Most prominent, working blockchain instances — such as cryptocurrency — have been operating as “open networks,” meaning the transactions must pass “proof-of-work” validation before passing from party to party, relates Mance Harmon, head of architecture at Ping Identity. Now, as “permissioned networks” emerge, the potential for blockchain as a foundation for real-time machine data transfers and transactions — an Internet of Things market — may take off in a big way.
“Open networks are networks in which the users are individually unknown and untrusted, and thus require the use of proof-of-work to ensure the security of the system,” Harmon explains, citing Bitcoin is the best example. He adds that “the proof-of-work mechanism results in a significant performance hit on the network in terms of throughput — transactions per second — and consensus latency, or how long it takes the community to come to an agreement on the order of transactions.”
On the other hand, “permissioned networks require a business contract with the members, which establishes a trust relationship prior the member joining the network,” Harmon explains. “As a result, the network operators use a form of blockchain that doesn’t use proof-of-work, and therefore has better performance.” The main drawback is ability of the networks to scale, he adds.
“Permissioned networks are still in the proof-of-concept stage” when it comes to their applicability to blockchain, Harmon explains. “I haven’t seen any reports of a permissioned blockchain going into production.” Things are moving quickly, however. Harmon cites the HyperLedger project, a consortium of companies managed by the Linux Foundation, as an example of an emerging permissioned blockchain solution.

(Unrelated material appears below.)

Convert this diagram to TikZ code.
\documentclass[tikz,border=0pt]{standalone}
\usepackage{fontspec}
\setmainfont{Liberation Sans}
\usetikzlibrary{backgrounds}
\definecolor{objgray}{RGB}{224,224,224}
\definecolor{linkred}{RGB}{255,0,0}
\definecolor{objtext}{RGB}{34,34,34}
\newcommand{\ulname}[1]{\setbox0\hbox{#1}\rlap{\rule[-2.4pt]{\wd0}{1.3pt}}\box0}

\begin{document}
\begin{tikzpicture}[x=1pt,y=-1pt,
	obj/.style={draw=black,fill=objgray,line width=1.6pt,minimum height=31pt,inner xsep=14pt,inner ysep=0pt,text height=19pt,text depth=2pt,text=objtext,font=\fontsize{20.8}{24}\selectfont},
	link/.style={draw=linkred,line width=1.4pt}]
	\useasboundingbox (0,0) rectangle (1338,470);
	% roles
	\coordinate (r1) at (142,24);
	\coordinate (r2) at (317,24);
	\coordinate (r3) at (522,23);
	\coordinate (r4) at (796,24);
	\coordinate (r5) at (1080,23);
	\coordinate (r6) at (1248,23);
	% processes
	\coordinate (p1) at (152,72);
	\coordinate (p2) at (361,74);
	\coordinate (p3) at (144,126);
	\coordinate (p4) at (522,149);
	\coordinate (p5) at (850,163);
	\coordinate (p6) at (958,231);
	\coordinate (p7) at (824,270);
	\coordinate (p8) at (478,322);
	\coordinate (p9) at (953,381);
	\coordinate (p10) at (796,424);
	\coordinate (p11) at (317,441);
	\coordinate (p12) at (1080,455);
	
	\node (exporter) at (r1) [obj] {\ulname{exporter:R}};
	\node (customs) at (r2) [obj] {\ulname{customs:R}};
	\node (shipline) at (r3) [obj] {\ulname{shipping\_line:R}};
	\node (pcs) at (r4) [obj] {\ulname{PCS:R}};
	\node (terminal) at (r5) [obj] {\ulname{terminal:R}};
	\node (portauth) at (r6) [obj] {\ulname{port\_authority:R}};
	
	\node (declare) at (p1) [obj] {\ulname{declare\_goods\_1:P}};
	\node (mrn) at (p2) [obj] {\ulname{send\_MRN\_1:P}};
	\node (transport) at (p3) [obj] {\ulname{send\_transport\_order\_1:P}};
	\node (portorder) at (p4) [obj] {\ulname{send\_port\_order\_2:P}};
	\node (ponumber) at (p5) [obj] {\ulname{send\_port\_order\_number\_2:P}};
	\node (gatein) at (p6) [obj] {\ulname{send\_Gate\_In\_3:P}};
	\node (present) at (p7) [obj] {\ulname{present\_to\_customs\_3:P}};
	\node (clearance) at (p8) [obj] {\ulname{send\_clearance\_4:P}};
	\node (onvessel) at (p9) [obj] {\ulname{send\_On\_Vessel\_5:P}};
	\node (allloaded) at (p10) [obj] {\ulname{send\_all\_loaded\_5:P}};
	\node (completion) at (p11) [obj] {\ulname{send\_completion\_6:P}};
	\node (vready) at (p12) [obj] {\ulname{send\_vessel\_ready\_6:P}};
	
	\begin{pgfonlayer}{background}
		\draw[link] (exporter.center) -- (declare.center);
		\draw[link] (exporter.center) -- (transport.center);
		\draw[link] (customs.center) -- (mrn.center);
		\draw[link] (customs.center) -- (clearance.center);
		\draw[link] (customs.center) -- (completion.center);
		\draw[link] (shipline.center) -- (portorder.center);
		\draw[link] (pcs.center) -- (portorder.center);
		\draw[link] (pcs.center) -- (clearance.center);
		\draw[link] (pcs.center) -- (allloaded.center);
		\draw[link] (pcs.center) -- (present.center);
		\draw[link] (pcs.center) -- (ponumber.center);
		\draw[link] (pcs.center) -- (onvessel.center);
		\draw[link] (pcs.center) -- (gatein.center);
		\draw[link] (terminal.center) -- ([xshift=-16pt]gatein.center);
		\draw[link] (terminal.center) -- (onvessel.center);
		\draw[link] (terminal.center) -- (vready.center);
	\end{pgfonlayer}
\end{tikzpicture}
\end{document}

Harmon adds that cases in which blockchain is supporting IoT initiatives — recording transactions with sensors or devices, etc – is “on the near horizon.” An example is Filament, which is directly addressing industrial IoT applications.
“Filament provides sensors in different form factors that can be used with legacy hardware or integrated into new devices. Each sensor, or thing, has an identity, and will create signed packages, or transactions, of sensor data to be placed on a blockchain. Filament envisions that these sensors, integrated with customer products, will enable autonomous devices in decentralized network to independently exchange value,” he relates. “Things can negotiate to exchange data, network access, currencies such as Bitcoin, compute cycles, contracts for ongoing service, trusted introductions to other devices, and much more.”

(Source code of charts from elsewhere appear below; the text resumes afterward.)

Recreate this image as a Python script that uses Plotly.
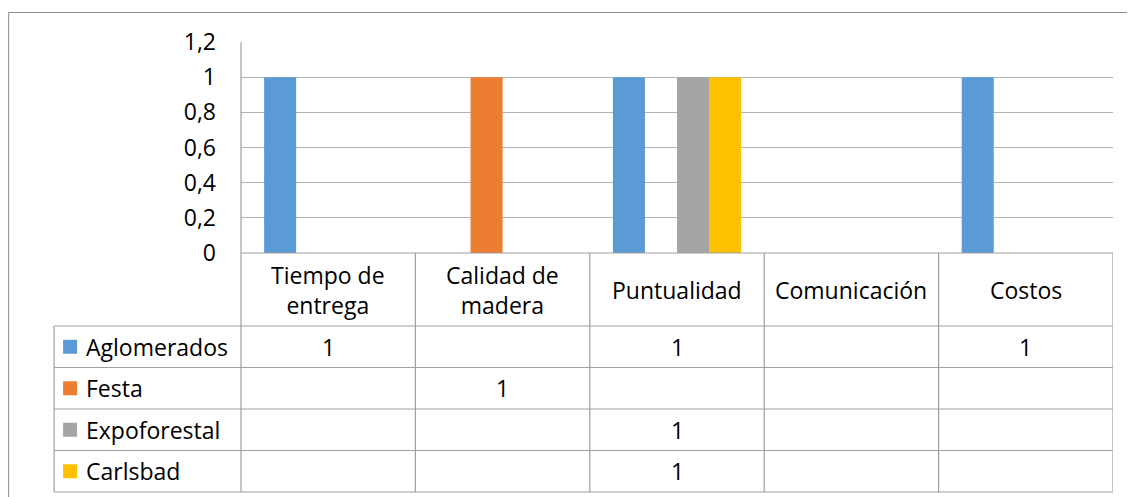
import plotly.graph_objects as go

# ==========================================================
# Data
# ==========================================================

categories = [
    "Tiempo de<br>entrega",
    "Calidad de<br>madera",
    "Puntualidad",
    "Comunicación",
    "Costos",
]

aglomerados = [1, None, 1, None, 1]
festa = [None, 1, None, None, None]
expoforestal = [None, None, 1, None, None]
carlsbad = [None, None, 1, None, None]

series_names = ["Aglomerados", "Festa", "Expoforestal", "Carlsbad"]
series_values = [aglomerados, festa, expoforestal, carlsbad]
series_colors = ["#5B9BD5", "#ED7D31", "#A5A5A5", "#FFC000"]

y_ticks = [0, 0.2, 0.4, 0.6, 0.8, 1.0, 1.2]

# ==========================================================
# Geometry (pixels, page coords; the page body adds 8px)
# ==========================================================

OFF = 8
W, H = 1135 - OFF, 497 - OFF
PLOT_L, PLOT_R = 241 - OFF, 1113.5 - OFF
PLOT_T, PLOT_B = 42 - OFF, 253 - OFF
HEADER_B = 326 - OFF
ROW_H = 41.5
TABLE_L = 54 - OFF
FONT = "Open Sans"
FS = 23
LINE = "#a0a0a0"


def px(x):
    return (x - PLOT_L) / (PLOT_R - PLOT_L)


def py(y):
    return (PLOT_B - y) / (PLOT_B - PLOT_T)


fig = go.Figure()

for name, vals, color in zip(series_names, series_values, series_colors):
    fig.add_trace(
        go.Bar(
            x=list(range(len(categories))),
            y=vals,
            name=name,
            marker=dict(color=color, line=dict(width=0)),
        )
    )

shapes = []
annotations = []

# outer chart border
shapes.append(dict(type="line", xref="paper", yref="paper",
                   x0=px(0.5), x1=px(W + 5), y0=py(12.5 - OFF), y1=py(12.5 - OFF),
                   line=dict(color="#8c8c8c", width=1)))
shapes.append(dict(type="line", xref="paper", yref="paper",
                   x0=px(0.5), x1=px(0.5), y0=py(12.5 - OFF), y1=py(H + 5),
                   line=dict(color="#8c8c8c", width=1)))

TABLE_B = HEADER_B + 4 * ROW_H

# left axis line through plot and header
shapes.append(dict(type="line", xref="paper", yref="paper",
                   x0=0, x1=0, y0=1, y1=py(TABLE_B),
                   line=dict(color=LINE, width=1.2)))

# column separators
n = len(categories)
for i in range(1, n + 1):
    shapes.append(dict(type="line", xref="x", yref="paper",
                       x0=i - 0.5, x1=i - 0.5,
                       y0=0, y1=py(TABLE_B),
                       line=dict(color=LINE, width=1.2)))

# header top line (axis)
shapes.append(dict(type="line", xref="paper", yref="paper",
                   x0=0, x1=1, y0=0, y1=0,
                   line=dict(color=LINE, width=1.2)))

# row lines
for r in range(len(series_names) + 1):
    yy = py(HEADER_B + r * ROW_H)
    shapes.append(dict(type="line", xref="paper", yref="paper",
                       x0=px(TABLE_L), x1=1, y0=yy, y1=yy,
                       line=dict(color=LINE, width=1.2)))

shapes.append(dict(type="line", xref="paper", yref="paper",
                   x0=px(TABLE_L), x1=px(TABLE_L),
                   y0=py(HEADER_B), y1=py(TABLE_B),
                   line=dict(color=LINE, width=1.2)))

# header labels
for i, cat in enumerate(categories):
    annotations.append(dict(
        x=i, xref="x", y=py((PLOT_B + HEADER_B) / 2), yref="paper",
        text=cat, showarrow=False, xanchor="center", yanchor="middle",
        font=dict(family=FONT, size=FS, color="black"),
    ))

# data rows
for r, (name, vals, color) in enumerate(zip(series_names, series_values, series_colors)):
    yc = HEADER_B + (r + 0.5) * ROW_H
    shapes.append(dict(type="rect", xref="paper", yref="paper",
                       x0=px(63 - OFF), x1=px(77 - OFF), y0=py(yc - 7), y1=py(yc + 7),
                       fillcolor=color, line=dict(width=0)))
    annotations.append(dict(
        x=px(84 - OFF), xref="paper", y=py(yc), yref="paper",
        text=name, showarrow=False, xanchor="left", yanchor="middle",
        font=dict(family=FONT, size=FS, color="black"),
    ))
    for i, v in enumerate(vals):
        if v is None:
            continue
        annotations.append(dict(
            x=i, xref="x", y=py(yc), yref="paper",
            text=f"{v:g}", showarrow=False, xanchor="center", yanchor="middle",
            font=dict(family=FONT, size=FS, color="black"),
        ))

fig.update_layout(
    width=W,
    height=H,
    margin=dict(l=PLOT_L, r=W - PLOT_R, t=PLOT_T, b=H - PLOT_B, pad=0),
    paper_bgcolor="white",
    plot_bgcolor="white",
    barmode="group",
    bargap=0.265,
    bargroupgap=0,
    showlegend=False,
    separators=", ",
    font=dict(family=FONT, size=FS, color="black"),
    xaxis=dict(
        range=[-0.5, n - 0.5],
        showticklabels=False,
        showgrid=False,
        zeroline=False,
        showline=False,
        fixedrange=True,
    ),
    yaxis=dict(
        range=[0, 1.2],
        tickvals=y_ticks,
        showgrid=True,
        gridcolor="#b3b3b3",
        gridwidth=1.2,
        zeroline=False,
        showline=False,
        ticks="",
        ticklabelstandoff=24,
        tickfont=dict(family=FONT, size=FS, color="black"),
    ),
    shapes=shapes,
    annotations=annotations,
)

fig.write_html("out.html")
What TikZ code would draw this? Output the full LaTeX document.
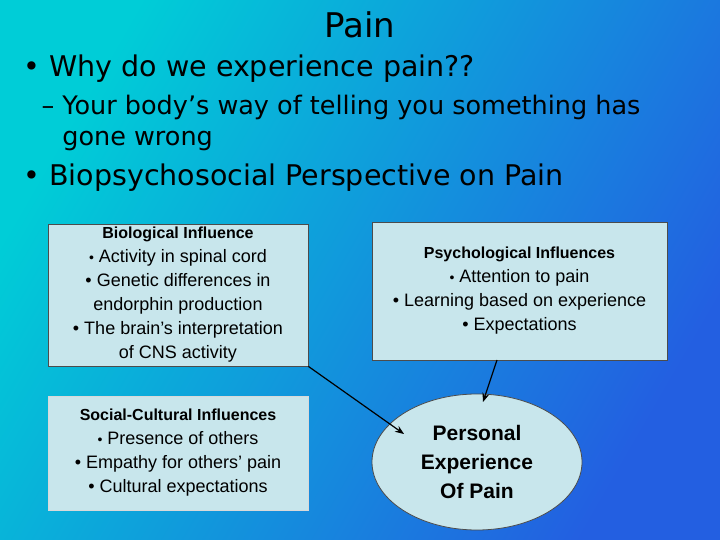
\documentclass[tikz,border=0pt]{standalone}
\usepackage{fontspec}
\setmainfont{DejaVu Sans}
\newfontfamily\arial{Liberation Sans}
\usetikzlibrary{arrows.meta,shapes.geometric}
\definecolor{boxfill}{RGB}{200,230,236}
\definecolor{bgA}{RGB}{0,205,215}
\definecolor{bgB}{RGB}{35,95,225}
\begin{document}
\begin{tikzpicture}[x=1pt,y=-1pt,
  infobox/.style={draw=black!70,fill=boxfill,line width=0.8pt,align=center,inner sep=0pt,font=\arial\fontsize{18}{24}\selectfont},
  conn/.style={-{Stealth[length=9pt,width=7pt]},line width=1.2pt}]
\shade[shading=axis,left color=bgA,right color=bgB,shading angle=60] (0,0) rectangle (720,540);
\useasboundingbox (0,0) rectangle (720,540);
\node (title) at (360,25) {\fontsize{34}{40}\selectfont Pain};
\node[anchor=west] (b1) at (20,69) {\fontsize{28.5}{32}\selectfont • Why do we experience pain??};
\node[anchor=north west,align=left,font=\fontsize{25.5}{31}\selectfont] (s1) at (38,92) {– Your body’s way of telling you something has\\\phantom{– }gone wrong};
\node[anchor=west] (b2) at (20,178) {\fontsize{28.5}{32}\selectfont • Biopsychosocial Perspective on Pain};
\node[infobox,minimum width=260,minimum height=142] (bio) at (178,295) {{\bfseries\fontsize{16}{20}\selectfont Biological Influence}\\{\fontsize{14}{20}\selectfont •} Activity in spinal cord\\• Genetic differences in\\endorphin production\\• The brain’s interpretation\\of CNS activity};
\node[infobox,minimum width=295,minimum height=138] (psy) at (519.5,291) {{\bfseries\fontsize{16}{20}\selectfont Psychological Influences}\\{\fontsize{14}{20}\selectfont •} Attention to pain\\• Learning based on experience\\• Expectations};
\node[infobox,draw=white!85!black,minimum width=260,minimum height=114] (soc) at (178,453) {{\bfseries\fontsize{16}{20}\selectfont Social-Cultural Influences}\\{\fontsize{14}{20}\selectfont •} Presence of others\\• Empathy for others’ pain\\• Cultural expectations};
\node[infobox,ellipse,minimum width=210,minimum height=136,font=\arial\bfseries\fontsize{21}{29}\selectfont] (exp) at (477,462) {Personal\\Experience\\Of Pain};
\draw[conn] (bio.south east) -- (404,434);
\draw[conn] (497,360) -- (483,402);
\end{tikzpicture}
\end{document}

Blockchain transactions: Who runs the market?
Harmon is bullish on the prospects for blockchain in becoming the enabler for IoT networks, but cautions that more work needs to be done to effectively establish “fair markets” that cannot be influenced by “miners,” or the individuals who oversee the consensus system.
This market-driven approach to real-time data exchange and blockchain transactions is something new for many companies.
“Business models have to change for IoT to reach its full potential,” Harmon states, citing a conclusion IBM advocates had drawn — that “things will operate independently using smart contracts in online markets for Thing services and information. “
“For example, a vehicle might automatically communicate directly with a parking meter, and based on time of day and other factors, negotiate a rate and complete a transaction. As an additional example, each residential home might have a weather sensor that is primarily used for managing lawn irrigation. However, secondarily, the weather sensor might offer sensor information in a market that is used by any number of weather-related consumers, and be paid for the sensor information it provides. The price for this information might be set based on market prices based on supply and demand.”